■ Records with drawing code
——

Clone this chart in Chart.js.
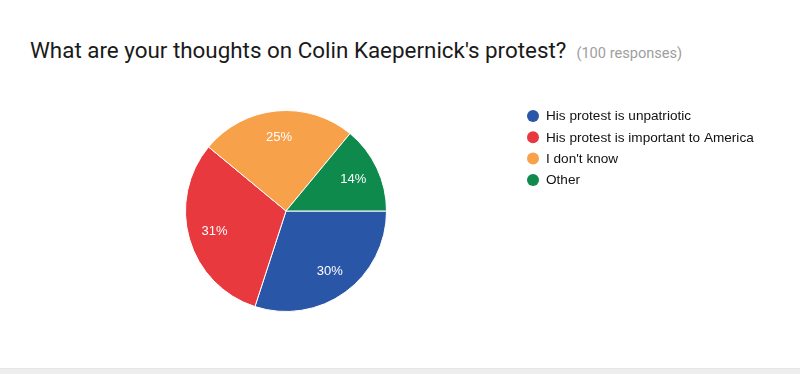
<!DOCTYPE html>
<html>
<head>
<meta charset="utf-8">
<script src="https://cdn.jsdelivr.net/npm/chart.js@4.4.1/dist/chart.umd.min.js"></script>
<style>
  html, body { margin: 0; padding: 0; background: #fff; }
  #wrap { position: relative; width: 800px; height: 374px; overflow: hidden; }
  #title { position: absolute; left: 30px; top: 37px; font-family: Roboto, sans-serif; font-size: 22.4px; color: #1a1a1a; white-space: nowrap; }
  #title span { font-size: 14.6px; color: #9e9e9e; margin-left: 10px; }
  #foot { position: absolute; left: 0; right: 0; bottom: 0; height: 5px; background: #eeeeee; border-top: 1px solid #e6e6e6; }
  canvas { position: absolute; left: 0; top: 0; }
</style>
</head>
<body>
<div id="wrap">
  <div id="title">What are your thoughts on Colin Kaepernick's protest?<span>(100 responses)</span></div>
  <canvas id="chartjs_pie" width="800" height="374"></canvas>
  <div id="foot"></div>
</div>
<script>
'use strict';

var labels = ["His protest is unpatriotic", "His protest is important to America", "I don't know", "Other"];
var responses = [30, 31, 25, 14];
var colors = ["#2a56a8", "#e8393e", "#f7a14b", "#0e8a4d"];

// percent labels inside each slice
var sliceLabels = {
    id: 'sliceLabels',
    afterDatasetsDraw: function(chart) {
        var ctx = chart.ctx;
        var meta = chart.getDatasetMeta(0);
        var total = responses.reduce(function(a, b) { return a + b; }, 0);
        ctx.save();
        ctx.fillStyle = '#ffffff';
        ctx.font = '13px "Liberation Sans", Arial, sans-serif';
        ctx.textAlign = 'center';
        ctx.textBaseline = 'middle';
        meta.data.forEach(function(arc, i) {
            var p = arc.getProps(['x', 'y', 'startAngle', 'endAngle', 'outerRadius']);
            var mid = (p.startAngle + p.endAngle) / 2;
            var r = p.outerRadius * 0.74;
            var pct = Math.round(responses[i] / total * 100) + '%';
            ctx.fillText(pct, p.x + Math.cos(mid) * r, p.y + Math.sin(mid) * r);
        });
        ctx.restore();
    }
};

// legend with round markers on the right
var sideLegend = {
    id: 'sideLegend',
    afterDraw: function(chart) {
        var ctx = chart.ctx;
        var x = 533, y = 116, step = 21.3;
        ctx.save();
        ctx.font = '13.6px "Liberation Sans", Arial, sans-serif';
        ctx.textBaseline = 'middle';
        chart.data.labels.forEach(function(lab, i) {
            var yy = y + i * step;
            ctx.beginPath();
            ctx.arc(x, yy, 6, 0, Math.PI * 2);
            ctx.fillStyle = colors[i];
            ctx.fill();
            ctx.fillStyle = '#111111';
            ctx.fillText(lab, x + 13, yy + 0.5);
        });
        ctx.restore();
    }
};

var ctx = document.getElementById("chartjs_pie").getContext("2d");
window.myPie = new Chart(ctx, {
    type: 'pie',
    data: {
        labels: labels,
        datasets: [{
            data: responses,
            backgroundColor: colors,
            borderColor: '#ffffff',
            borderWidth: 1
        }]
    },
    options: {
        responsive: false,
        animation: false,
        rotation: 90,
        layout: { padding: { left: 185, right: 413, top: 110, bottom: 62 } },
        plugins: {
            legend: { display: false },
            tooltip: { enabled: false }
        }
    },
    plugins: [sliceLabels, sideLegend]
});
</script>
</body>
</html>
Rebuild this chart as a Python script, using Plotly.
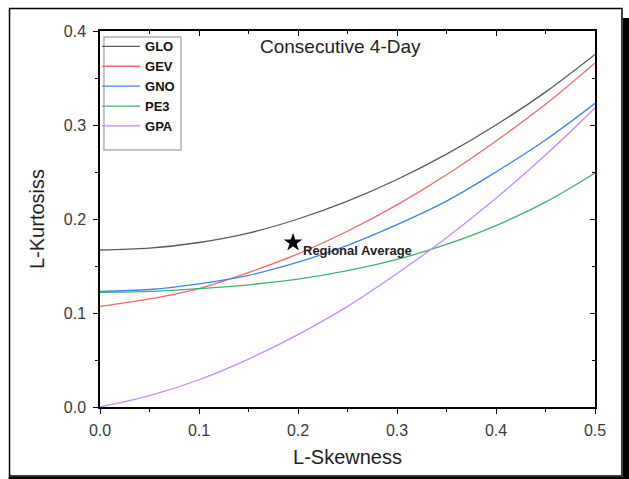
import plotly.graph_objects as go

# L-skewness sample points
tau3 = [0.0, 0.05, 0.10, 0.15, 0.20, 0.25, 0.30, 0.35, 0.40, 0.45, 0.50]

# L-kurtosis values read for each theoretical curve
glo = [0.167, 0.169, 0.175, 0.185, 0.200, 0.219, 0.242, 0.269, 0.300, 0.335, 0.375]
gev = [0.107, 0.115, 0.126, 0.143, 0.163, 0.187, 0.215, 0.247, 0.283, 0.322, 0.366]
gno = [0.123, 0.125, 0.131, 0.140, 0.154, 0.172, 0.194, 0.219, 0.250, 0.284, 0.323]
pe3 = [0.122, 0.123, 0.126, 0.130, 0.136, 0.145, 0.157, 0.173, 0.193, 0.218, 0.249]
gpa = [0.000, 0.012, 0.029, 0.051, 0.077, 0.107, 0.142, 0.180, 0.222, 0.268, 0.318]

series_names = ["GLO", "GEV", "GNO", "PE3", "GPA"]
series_values = [glo, gev, gno, pe3, gpa]
series_colors = ["#5a5a5a", "#f26868", "#3d85ee", "#3fb36e", "#c68cf0"]

# Regional average point
reg_t3 = [0.195]
reg_t4 = [0.175]

title_text = "Consecutive 4-Day"

fig = go.Figure()
for name, vals, col in zip(series_names, series_values, series_colors):
    fig.add_trace(go.Scatter(x=tau3, y=vals, mode="lines", name=name,
                             line=dict(color=col, width=1.3, shape="spline")))

fig.add_trace(go.Scatter(x=reg_t3, y=reg_t4, mode="markers", showlegend=False,
                         marker=dict(symbol="star", size=14, color="black")))

# dummy trace for the mirrored top/right axes
fig.add_trace(go.Scatter(x=[None], y=[None], xaxis="x2", yaxis="y2",
                         showlegend=False, hoverinfo="skip"))

axis_common = dict(showgrid=False, zeroline=False, showline=True,
                   linecolor="black", linewidth=1.5)

fig.update_layout(
    width=629, height=479,
    margin=dict(l=100, r=34, t=31, b=72),
    paper_bgcolor="white", plot_bgcolor="white",
    font=dict(family="Arial, Liberation Sans, sans-serif", color="#333333"),
    xaxis=dict(range=[0, 0.5], dtick=0.1, tick0=0, tickformat=".1f",
               ticks="outside", ticklen=5, tickcolor="black", tickwidth=1.2,
               minor=dict(dtick=0.05, ticks="outside", ticklen=3, tickcolor="black"),
               tickfont=dict(size=16, color="#3a3a3a"), ticklabelstandoff=3,
               title=dict(text="L-Skewness", font=dict(size=20, color="#222222"), standoff=12),
               **axis_common),
    yaxis=dict(range=[0, 0.4], dtick=0.1, tick0=0, tickformat=".1f",
               ticks="outside", ticklen=5, tickcolor="black", tickwidth=1.2,
               minor=dict(dtick=0.05, ticks="outside", ticklen=3, tickcolor="black"),
               tickfont=dict(size=16, color="#3a3a3a"), ticklabelstandoff=4,
               title=dict(text="L-Kurtosiss", font=dict(size=20, color="#222222"), standoff=14),
               **axis_common),
    xaxis2=dict(range=[0, 0.5], dtick=0.1, tick0=0, overlaying="x", side="top",
                anchor="y2", ticks="inside", ticklen=5, tickcolor="black", tickwidth=1.2,
                minor=dict(dtick=0.05, ticks="inside", ticklen=3, tickcolor="black"),
                showticklabels=False, **axis_common),
    yaxis2=dict(range=[0, 0.4], dtick=0.1, tick0=0, overlaying="y", side="right",
                anchor="x2", ticks="inside", ticklen=5, tickcolor="black", tickwidth=1.2,
                minor=dict(dtick=0.05, ticks="inside", ticklen=3, tickcolor="black"),
                showticklabels=False, **axis_common),
    legend=dict(x=-0.006, y=0.999, xanchor="left", yanchor="top",
                bgcolor="rgba(0,0,0,0)", borderwidth=0,
                font=dict(size=13, color="#111111", weight="bold"),
                itemwidth=38, tracegroupgap=0),
    showlegend=True,
)

fig.add_annotation(x=0.243, y=0.383, text=title_text, showarrow=False,
                   font=dict(size=19, color="#222222"), xref="x", yref="y")
fig.add_annotation(x=0.203, y=0.166, text="<b>Regional Average</b>", showarrow=False,
                   xanchor="left", yanchor="middle",
                   font=dict(size=13, color="#222222"), xref="x", yref="y")

# legend frame
fig.add_shape(type="rect", xref="paper", yref="paper",
              x0=0.008, x1=0.1636, y0=0.6835, y1=0.984,
              line=dict(color="#b0b0b0", width=1.5), fillcolor="rgba(0,0,0,0)")
# outer figure frame with drop shadow
fig.add_shape(type="rect", xref="paper", yref="paper",
              x0=-0.1828, x1=1.0545, y0=-0.1835, y1=1.0598,
              line=dict(color="black", width=1.5))
fig.add_shape(type="rect", xref="paper", yref="paper",
              x0=1.0566, x1=1.09, y0=-0.21, y1=1.0346,
              line=dict(width=0), fillcolor="black")
fig.add_shape(type="rect", xref="paper", yref="paper",
              x0=-0.1848, x1=1.09, y0=-0.21, y1=-0.1855,
              line=dict(width=0), fillcolor="black")

fig.write_html("out.html", config={"displayModeBar": False},
               post_script="document.body.style.margin='0';document.body.style.overflow='hidden';")
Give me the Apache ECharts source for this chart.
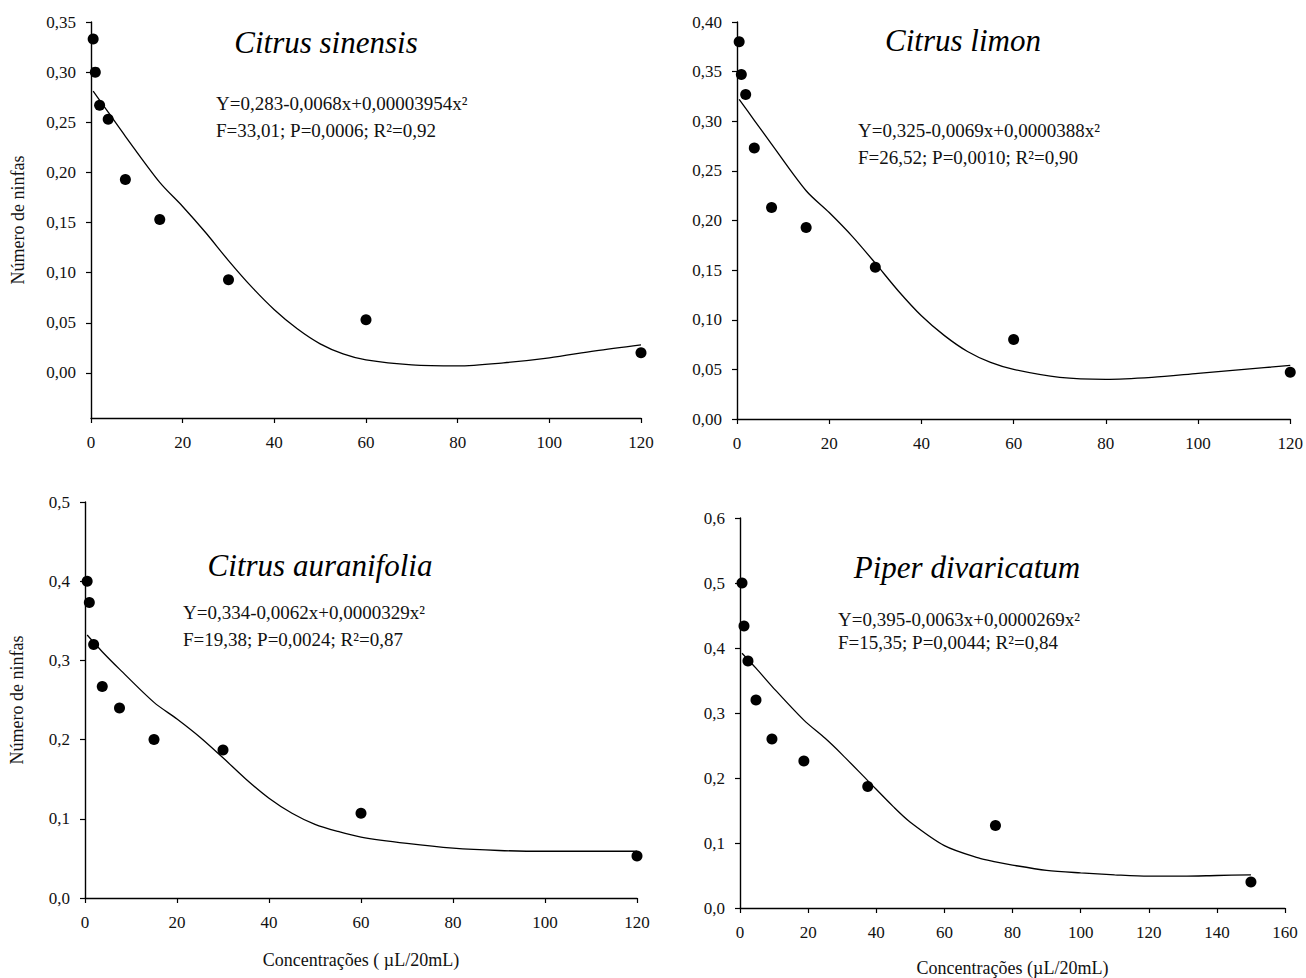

——

■ Exercise objective
Transcribe only the lines above that start at the line containing "Rebuild this chart" and end at the line containing "0.40, 0.45, 0.50]". Omit pictures.

■ Solution for this exercise
Rebuild this chart as a Python script, using Plotly.
import plotly.graph_objects as go

# L-skewness sample points
tau3 = [0.0, 0.05, 0.10, 0.15, 0.20, 0.25, 0.30, 0.35, 0.40, 0.45, 0.50]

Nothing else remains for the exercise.